Implacable.
Michel Onfray nous propose un portrait croisé particulièrement instructif de Charles de Gaulle et
François Mitterrand. le résultat était attendu. Il se révèle néanmoins d'une inégalable cruauté. Sa conclusion : « L'homme de Colombey était une ligne droite ; celui de Jarnac un noeud de vipères. L'un a laissé une trace dans l'histoire ; l'autre pèse désormais autant qu'un obscur président du Conseil de la IVe République. L'un a fait la France ; l'autre a largement contribué à la défaire. » Miterrandolâtres s'abstenir, Tontonmaniaques, passez votre chemin !
De Gaulle exerce une puissante fascination sur
Onfray. Y a-t-il à redire à l'action qu'il a menée pendant un demi-siècle ? Il sauve l'honneur de la France en juin 40, organise la Résistance, tient tête aux Anglais et aux Américains. Il reconstruit le pays dès 1944, réunissant toutes les forces politiques derrière lui. Il redonne une force à la France avec la Constitution de la Ve république. Il décolonise, rend à la France son rang dans le concert des nations. Il développe le pays et propose une politique inspirée par le socialisme français et le catholicisme social : la participation.
De Gaulle tombera en 1969, victime d'une « union des médiocres » : la droite bourgeoise, affairiste et européiste, le parti communiste, le parti socialiste « déjà instrumentalisé par Mitterrand qui veut être calife à la place du calife ».
Onfray convoque
Malraux, l'ami génial du Général. Il définit un « corpus gaulliste transcendental », marqué notamment par une mystique de la France, une radicalité démocratique, un souverainisme exigeant, une école d'énergie positive, une éthique de la moralité pratique du chef et une volonté de grandeur.
Comparativement,
Michel Onfray a bien du mal à définir le moindre point de doctrine mitterrandienne. On déplore en effet l'insigne pauvreté des sources à ce sujet. Triste conclusion : l'assimilation du mitterrandisme à l'opportunisme de Mitterrand paraît la définition la plus pertinente. le mitterrandisme est une aventure personnelle.

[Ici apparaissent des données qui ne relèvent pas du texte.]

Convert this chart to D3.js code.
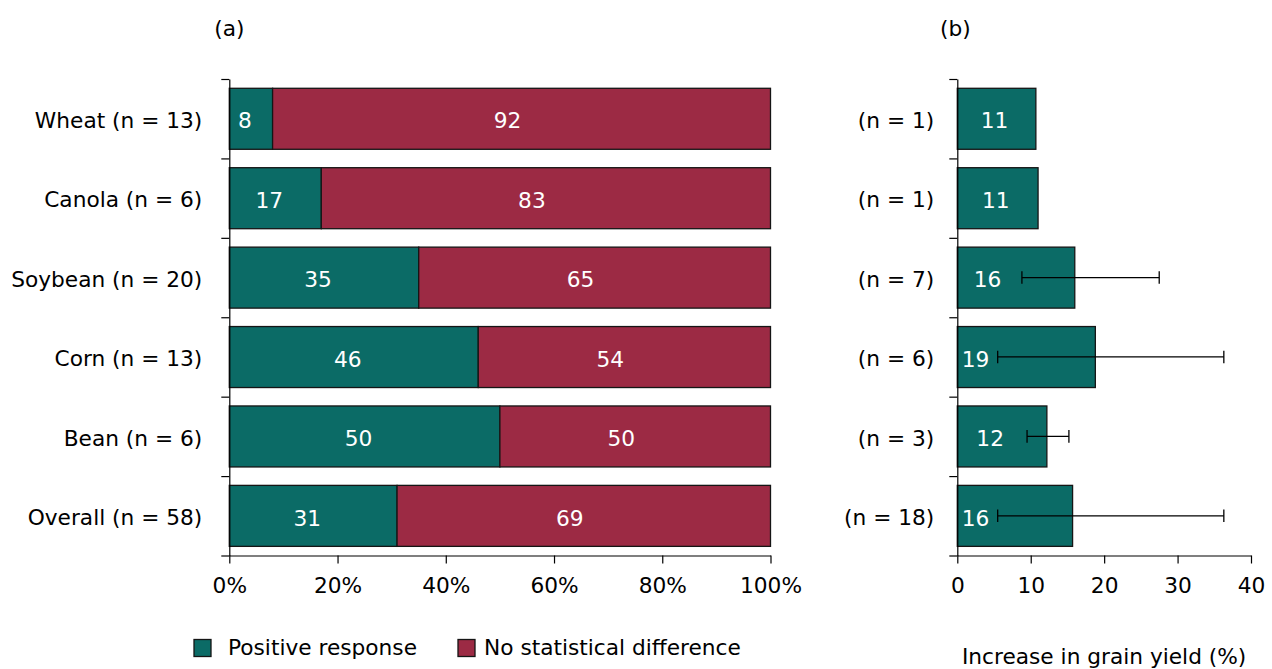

Mitterrand a été proche de l'extrême-droite avant-guerre, ce qu'il a toujours nié. Il fut pétainiste, vichyste, giraudiste. Il s'est ensuite prétendu résistant, a défendu l'Algérie française avant de déclarer avoir été anticolonialiste. Il a été anticommuniste avant de faire alliance avec le parti communiste. Il a craché sur la Constitution de la Ve république avant d'en jouir goulûment pendant quatorze ans. Il a traité de Gaulle de dictateur avant de refuser de se retirer quand, à deux reprises, les électeurs l'ont désavoué. Il a menti sur son passé, sur sa santé, sur ses familles, sur ses fréquentations, sur ses affaires. Au pouvoir, il n'a mené une politique de gauche (d'
ailleurs désastreuse) que pendant 22 mois.
Onfray distribue de multiples coups de griffe. Il moque les conversations philosophantes de Mitterrand avec un vieux penseur vichyste (
Jean Guitton) ou avec une « envoyée spéciale de
Nostradamus » (Elizabeth Tessier). Il distingue particulièrement les journalistes serviles (Elkabbach, Duhamel, Benamou…), les politiques stipendiés (Jean Monnet), les courtisans dévots (Charasse, Lang…), les intellectuels complaisants (
Sollers,
Duras,
Le Clézio,
Kundera,
Sagan…).
Par-delà les multiples témoignages et les anecdotes inénarrables, au-delà de la sévérité de ce portrait croisé,
Michel Onfray constate amèrement la disparition du gaullisme. Il exprime son mépris pour les successeurs du Général (Pompidou, Chirac,
Sarkozy), qui se prétendent gaullistes mais qui multiplient les renoncements de souveraineté au profit d'une Europe supranationale, libérale et pro-américaine. L'Europe gaullienne est une Europe au service des nations. L'Europe de Maastricht est un instrument de dilution des nations, dirigée par des technocrates qui écartent les peuples du pouvoir.